The study isn’t large enough to detect any extremely rare side effects, such as the heart inflammation that sometimes occurs after the second dose, mostly in young men. The FDA’s Marks said the pediatric studies should be large enough to rule out any higher risk to young children. Pfizer’s Gruber said once the vaccine is authorized for younger children, they’ll be carefully monitored for rare risks just like everyone else.

A second U.S. vaccine maker, Moderna, also is studying its shots in elementary school-aged children. Pfizer and Moderna are studying even younger tots as well, down to 6-month-olds. Results are expected later in the year.

Austin Regional Clinic trial contributed to Pfizer’s findings

Locally, Austin Regional Clinic was part of the trial. Pfizer allowed ARC slots for 75 children ages five to 11.

Dr. Jacques Benun, a pediatrician at ARC’s Manor clinic, lead the local vaccine trial in young kids. He said there was a lot more interest than just enough for the 75 slots available.
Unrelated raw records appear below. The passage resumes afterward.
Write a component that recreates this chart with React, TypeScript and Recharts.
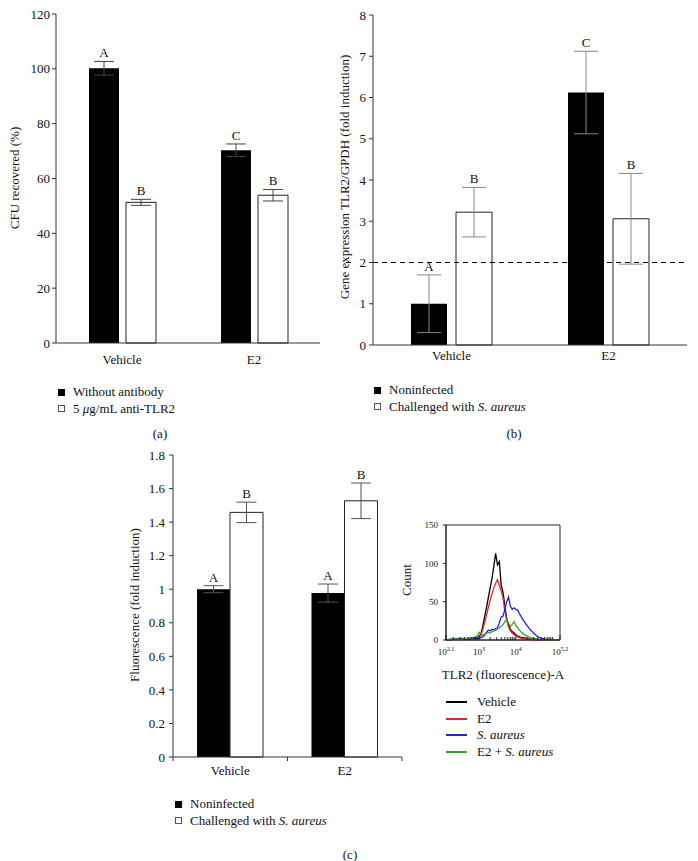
import React from 'react';
import {
  BarChart, Bar, XAxis, YAxis, ErrorBar, LabelList, ReferenceLine,
  LineChart, Line, ReferenceArea,
} from 'recharts';

const FONT = "'Liberation Serif', 'DejaVu Serif', serif";

// (a) CFU recovered
const A_GROUPS = ['Vehicle', 'E2'];
const A_NO_AB = [100.2, 70.3];
const A_NO_AB_ERR = [2.5, 2.3];
const A_NO_AB_TAG = ['A', 'C'];
const A_ANTI = [51.3, 53.9];
const A_ANTI_ERR = [1.1, 2.1];
const A_ANTI_TAG = ['B', 'B'];
const A_TICKS = [0, 20, 40, 60, 80, 100, 120];

// (b) TLR2 gene expression
const B_GROUPS = ['Vehicle', 'E2'];
const B_NONINF = [1.0, 6.12];
const B_NONINF_ERR = [0.7, 1.0];
const B_NONINF_TAG = ['A', 'C'];
const B_CHAL = [3.22, 3.06];
const B_CHAL_ERR = [0.6, 1.1];
const B_CHAL_TAG = ['B', 'B'];
const B_TICKS = [0, 1, 2, 3, 4, 5, 6, 7, 8];
const B_THRESHOLD = 2;

// (c) TLR2 fluorescence
const C_GROUPS = ['Vehicle', 'E2'];
const C_NONINF = [1.0, 0.977];
const C_NONINF_ERR = [0.021, 0.054];
const C_NONINF_TAG = ['A', 'A'];
const C_CHAL = [1.458, 1.527];
const C_CHAL_ERR = [0.061, 0.106];
const C_CHAL_TAG = ['B', 'B'];
const C_TICKS = [0, 0.2, 0.4, 0.6, 0.8, 1, 1.2, 1.4, 1.6, 1.8];

// flow histogram, x = log10(fluorescence)
const H_LOG_X = [2.1, 2.3, 2.5, 2.7, 2.85, 2.95, 3.0, 3.05, 3.1, 3.15, 3.2, 3.25, 3.3, 3.35, 3.4, 3.45, 3.5, 3.55, 3.6, 3.65, 3.7, 3.75, 3.8, 3.85, 3.9, 3.95, 4.0, 4.05, 4.1, 4.15, 4.2, 4.3, 4.4, 4.5, 4.6, 4.7, 4.8, 5.0, 5.2];
const H_VEHICLE = [0, 1, 2, 1, 3, 2, 4, 8, 18, 30, 42, 55, 68, 80, 96, 113, 98, 102, 72, 62, 45, 28, 20, 14, 11, 9, 7, 5, 4, 3, 3, 2, 1, 1, 0, 0, 0, 0, 0];
const H_E2 = [0, 1, 1, 2, 2, 3, 3, 6, 14, 22, 32, 42, 52, 60, 68, 74, 79, 71, 64, 55, 38, 26, 17, 12, 9, 7, 6, 4, 3, 2, 2, 1, 1, 0, 0, 0, 0, 0, 0];
const H_SA = [0, 1, 2, 1, 2, 3, 2, 3, 4, 6, 10, 13, 12, 14, 13, 15, 16, 22, 30, 31, 40, 50, 56, 44, 40, 42, 40, 39, 34, 30, 26, 19, 13, 8, 4, 2, 1, 0, 0];
const H_E2_SA = [0, 1, 1, 2, 3, 5, 10, 8, 6, 8, 9, 10, 9, 11, 12, 13, 14, 16, 18, 20, 24, 27, 22, 18, 20, 24, 19, 16, 13, 10, 8, 5, 3, 2, 1, 0, 0, 0, 0];
const H_Y_TICKS = [0, 50, 100, 150];
const H_LABELED = [2.1, 3, 4, 5.2];
const H_MINOR = [2.3, 2.48, 2.6, 2.7, 2.78, 2.85, 2.9, 2.95, 3.3, 3.48, 3.6, 3.7, 3.78, 3.85, 3.9, 3.95, 4.3, 4.48, 4.6, 4.7, 4.78, 4.85, 4.9, 4.95, 5.0];
const H_SERIES = [
  { key: 'vehicle', color: '#000000' },
  { key: 'e2', color: '#e3262b' },
  { key: 'sa', color: '#2323d8' },
  { key: 'e2sa', color: '#3f9f35' },
];
const H_NAMES: Record<string, React.ReactNode> = {
  vehicle: 'Vehicle',
  e2: 'E2',
  sa: <i>S. aureus</i>,
  e2sa: <>E2 + <i>S. aureus</i></>,
};

const aData = A_GROUPS.map((g, i) => ({ g, noAb: A_NO_AB[i], noAbErr: A_NO_AB_ERR[i], anti: A_ANTI[i], antiErr: A_ANTI_ERR[i] }));
const bData = B_GROUPS.map((g, i) => ({ g, non: B_NONINF[i], nonErr: B_NONINF_ERR[i], chal: B_CHAL[i], chalErr: B_CHAL_ERR[i] }));
const cData = C_GROUPS.map((g, i) => ({ g, non: C_NONINF[i], nonErr: C_NONINF_ERR[i], chal: C_CHAL[i], chalErr: C_CHAL_ERR[i] }));
const hData = H_LOG_X.map((x, i) => ({ x, vehicle: H_VEHICLE[i], e2: H_E2[i], sa: H_SA[i], e2sa: H_E2_SA[i] }));
const hTicks = [...H_LABELED, ...H_MINOR].sort((p, q) => p - q);

// letter above the error bar
const makeTag = (vals: number[], errs: number[], tags: string[]) => (p: any) => {
  const box = p.viewBox && p.viewBox.width != null ? p.viewBox : p;
  const i = p.index;
  const top = box.y - (box.height * errs[i]) / vals[i];
  return (
    <text x={box.x + box.width / 2} y={top - 4} textAnchor="middle" fontSize={13} fontFamily={FONT} fill="#111">
      {tags[i]}
    </text>
  );
};

const tickStyle = { fontSize: 13, fill: '#111', fontFamily: FONT };

function CTick(props: any) {
  const { x, y, payload } = props;
  const half = 57.25;
  return (
    <g>
      <line x1={x + half} x2={x + half} y1={y} y2={y + 4} stroke="#333" />
      {payload.index === 0 && <line x1={x - half} x2={x - half} y1={y} y2={y + 4} stroke="#333" />}
      <text x={x} y={y + 18} textAnchor="middle" fontSize={13} fontFamily={FONT} fill="#111">{payload.value}</text>
    </g>
  );
}

function LogTick(props: any) {
  const { x, y, payload } = props;
  const v = payload.value;
  const major = H_LABELED.includes(v);
  return (
    <g>
      <line x1={x} x2={x} y1={y} y2={y - (major ? 5 : 3)} stroke="#222" />
      {major && (
        <text x={x} y={y + 15} textAnchor="middle" fontSize={9} fontFamily={FONT} fill="#111">
          <tspan>10</tspan>
          <tspan dy={-4} fontSize={6}>{v === 3 || v === 4 ? String(v) : v.toFixed(1)}</tspan>
        </text>
      )}
    </g>
  );
}

const sq = (filled: boolean): React.CSSProperties => ({
  display: 'inline-block', width: 7, height: 7, boxSizing: 'border-box',
  background: filled ? '#000' : '#fff', border: filled ? 'none' : '1px solid #555',
});

function Legend2({ left, top, items }: { left: number; top: number; items: { filled: boolean; label: React.ReactNode }[] }) {
  return (
    <div style={{ position: 'absolute', left, top, fontSize: 13, lineHeight: '16px', color: '#111' }}>
      {items.map((it, i) => (
        <div key={i} style={{ display: 'flex', alignItems: 'center', height: i === 0 ? 16 : 17 }}>
          <span style={sq(it.filled)} />
          <span style={{ marginLeft: 8, whiteSpace: 'nowrap' }}>{it.label}</span>
        </div>
      ))}
    </div>
  );
}

function VLabel({ cx, cy, children }: { cx: number; cy: number; children: React.ReactNode }) {
  return (
    <div style={{ position: 'absolute', left: cx, top: cy, transform: 'translate(-50%, -50%) rotate(-90deg)', whiteSpace: 'nowrap', fontSize: 13, color: '#111' }}>
      {children}
    </div>
  );
}

function Caption({ cx, cy, children }: { cx: number; cy: number; children: React.ReactNode }) {
  return (
    <div style={{ position: 'absolute', left: cx, top: cy, transform: 'translate(-50%, -50%)', fontSize: 13, color: '#111' }}>
      {children}
    </div>
  );
}

const abs = (left: number, top: number): React.CSSProperties => ({ position: 'absolute', left, top });

export default function App() {
  const axisStroke = '#333';
  return (
    <div style={{ position: 'absolute', left: 0, top: 0, width: 698, height: 861, background: '#fff', fontFamily: FONT, overflow: 'hidden' }}>
      {/* (a) */}
      <div style={abs(0, 0)}>
        <BarChart width={340} height={380} data={aData} margin={{ top: 14, right: 20, left: 16, bottom: 7 }} barGap={7}>
          <XAxis dataKey="g" height={30} tickLine={false} tickSize={0} tickMargin={12} stroke={axisStroke} tick={tickStyle} />
          <YAxis width={40} domain={[0, 120]} ticks={A_TICKS} tickSize={4} tickMargin={2} stroke={axisStroke} tick={tickStyle} interval={0} />
          <Bar dataKey="noAb" fill="#000" barSize={30} isAnimationActive={false}>
            <ErrorBar dataKey="noAbErr" width={10} stroke="#444" strokeWidth={1} />
            <LabelList dataKey="noAb" content={makeTag(A_NO_AB, A_NO_AB_ERR, A_NO_AB_TAG)} />
          </Bar>
          <Bar dataKey="anti" fill="#fff" stroke="#222" strokeWidth={1} barSize={30} isAnimationActive={false}>
            <ErrorBar dataKey="antiErr" width={10} stroke="#444" strokeWidth={1} />
            <LabelList dataKey="anti" content={makeTag(A_ANTI, A_ANTI_ERR, A_ANTI_TAG)} />
          </Bar>
        </BarChart>
      </div>
      <VLabel cx={15} cy={178}>CFU recovered (%)</VLabel>
      <Legend2 left={58} top={384} items={[
        { filled: true, label: 'Without antibody' },
        { filled: false, label: <>5 <i>μ</i>g/mL anti-TLR2</> },
      ]} />
      <Caption cx={160} cy={434}>(a)</Caption>

      {/* (b) */}
      <div style={abs(340, 0)}>
        <BarChart width={358} height={380} data={bData} margin={{ top: 15, right: 11, left: 13, bottom: 5 }} barGap={9}>
          <XAxis dataKey="g" height={30} tickLine={false} tickSize={0} tickMargin={6} stroke={axisStroke} tick={tickStyle} />
          <YAxis width={20} domain={[0, 8]} ticks={B_TICKS} tickSize={4} tickMargin={3} stroke={axisStroke} tick={tickStyle} interval={0} />
          <ReferenceLine
            y={B_THRESHOLD}
            stroke="#000"
            strokeDasharray="5 4"
            shape={(p: any) => (
              <g>
                <line x1={p.x1 - 27} x2={p.x1 - 22} y1={p.y1} y2={p.y2} stroke="#000" />
                <line x1={p.x1} x2={p.x2 + 1} y1={p.y1} y2={p.y2} stroke="#000" strokeDasharray="5 4" />
              </g>
            )}
          />
          <Bar dataKey="non" fill="#000" barSize={36} isAnimationActive={false}>
            <ErrorBar dataKey="nonErr" width={12} stroke="#888" strokeWidth={1} />
            <LabelList dataKey="non" content={makeTag(B_NONINF, B_NONINF_ERR, B_NONINF_TAG)} />
          </Bar>
          <Bar dataKey="chal" fill="#fff" stroke="#222" strokeWidth={1} barSize={36} isAnimationActive={false}>
            <ErrorBar dataKey="chalErr" width={12} stroke="#888" strokeWidth={1} />
            <LabelList dataKey="chal" content={makeTag(B_CHAL, B_CHAL_ERR, B_CHAL_TAG)} />
          </Bar>
        </BarChart>
      </div>
      <VLabel cx={345} cy={177}>Gene expression TLR2/GPDH (fold induction)</VLabel>
      <Legend2 left={374} top={382} items={[
        { filled: true, label: 'Noninfected' },
        { filled: false, label: <>Challenged with <i>S. aureus</i></> },
      ]} />
      <Caption cx={514} cy={434}>(b)</Caption>

      {/* (c) */}
      <div style={abs(100, 440)}>
        <BarChart width={320} height={340} data={cData} margin={{ top: 15, right: 18, left: 33, bottom: 3 }} barGap={0}>
          <XAxis dataKey="g" height={20} tickLine={false} tickSize={0} tickMargin={0} stroke={axisStroke} tick={<CTick />} interval={0} />
          <YAxis width={40} domain={[0, 1.8]} ticks={C_TICKS} tickSize={4} tickMargin={4} stroke={axisStroke} tick={tickStyle} interval={0} />
          <Bar dataKey="non" fill="#000" barSize={33} isAnimationActive={false}>
            <ErrorBar dataKey="nonErr" width={10} stroke="#555" strokeWidth={1} />
            <LabelList dataKey="non" content={makeTag(C_NONINF, C_NONINF_ERR, C_NONINF_TAG)} />
          </Bar>
          <Bar dataKey="chal" fill="#fff" stroke="#222" strokeWidth={1} barSize={33} isAnimationActive={false}>
            <ErrorBar dataKey="chalErr" width={10} stroke="#555" strokeWidth={1} />
            <LabelList dataKey="chal" content={makeTag(C_CHAL, C_CHAL_ERR, C_CHAL_TAG)} />
          </Bar>
        </BarChart>
      </div>
      <VLabel cx={135} cy={605}>Fluorescence (fold induction)</VLabel>
      <Legend2 left={175} top={796} items={[
        { filled: true, label: 'Noninfected' },
        { filled: false, label: <>Challenged with <i>S. aureus</i></> },
      ]} />
      <Caption cx={350} cy={855}>(c)</Caption>

      {/* histogram */}
      <div style={abs(400, 515)}>
        <LineChart width={175} height={150} data={hData} margin={{ top: 10, right: 15, left: 16, bottom: 5 }}>
          <XAxis dataKey="x" type="number" domain={[2.1, 5.2]} ticks={hTicks} interval={0} height={20}
            tickLine={false} tickSize={0} tickMargin={0} stroke="#222" tick={<LogTick />} allowDataOverflow />
          <YAxis width={30} domain={[0, 150]} ticks={H_Y_TICKS} tickSize={3} tickMargin={5} stroke="#222"
            tick={{ fontSize: 9, fill: '#111', fontFamily: FONT }} interval={0} />
          <ReferenceArea x1={2.1} x2={5.2} y1={0} y2={150} fill="none" stroke="#222" strokeWidth={1} ifOverflow="visible" />
          {H_SERIES.map((s) => (
            <Line key={s.key} dataKey={s.key} type="linear" stroke={s.color} strokeWidth={1.3} dot={false} isAnimationActive={false} />
          ))}
        </LineChart>
      </div>
      <VLabel cx={407} cy={580}>Count</VLabel>
      <div style={{ position: 'absolute', left: 503, top: 675, transform: 'translate(-50%, -50%)', fontSize: 13, whiteSpace: 'nowrap', color: '#111' }}>
        TLR2 (fluorescence)-A
      </div>
      <div style={{ position: 'absolute', left: 446, top: 694, fontSize: 13, color: '#111' }}>
        {H_SERIES.map((s) => (
          <div key={s.key} style={{ display: 'flex', alignItems: 'center', height: 16.5 }}>
            <span style={{ display: 'inline-block', width: 21, height: 2, background: s.color }} />
            <span style={{ marginLeft: 10, whiteSpace: 'nowrap' }}>{H_NAMES[s.key]}</span>
          </div>
        ))}
      </div>
    </div>
  );
}
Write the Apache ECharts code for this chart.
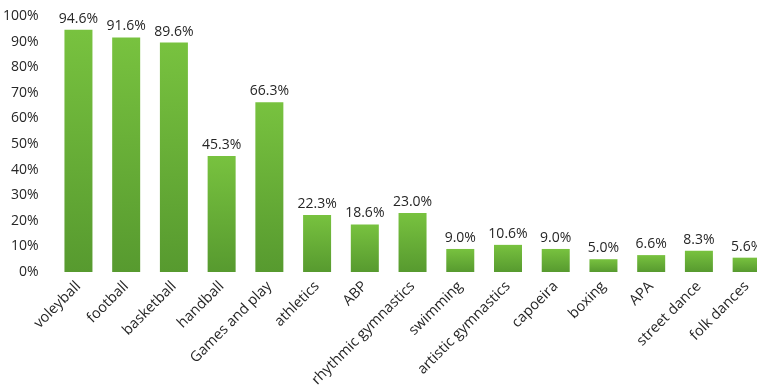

“Parents were begging to get be part of the trials,” Benun told KXAN.

However, he worries there’s still some hesitancy among parents in the community — and not just those who’ve been hesitant to get the vaccine themselves.

“There’s some parents who are all for it, who can’t wait for their children to get the vaccine, and those are parents that they themselves have been proactive about getting it for themselves. But then I got the other side of the token,” Benun explained. “I got families who are hesitant to get vaccines to themselves, and they don’t want their children to get it. And then, I get mixed in between, where parents did get vaccinated, but they’re nervous to get their kids vaccinated, and they want to wait longer.”

Benun urges against that mindset.

“I wouldn’t delay one day,” he said, explaining he’s seeing great immunity in his trial participants whose doses are a third of the amount adults and older kids receive.

Benun says side effects shouldn’t be of concern for parents.

“They’re very similar to the adults,” Benun said of the symptoms he’s seen in his trial participants. “Mild side effects. The main examples are, like, soreness on the side of the injection, headaches, body aches, chills.”

Benun says the overall volume of young children going through this Pfizer vaccine trial has been less because the enrollment process is more complicated, needing parental consent.

Still he says enough kids have been part of the trial to prove the shot’s efficacy.

Benun does predict the rollout may take longer than it did for older kids, much like what was seen when the vaccine was first available for adults. That’s because clinics can’t use current vaccine doses they already have. They’ll have to wait on the smaller kids’ doses to be distributed throughout the country.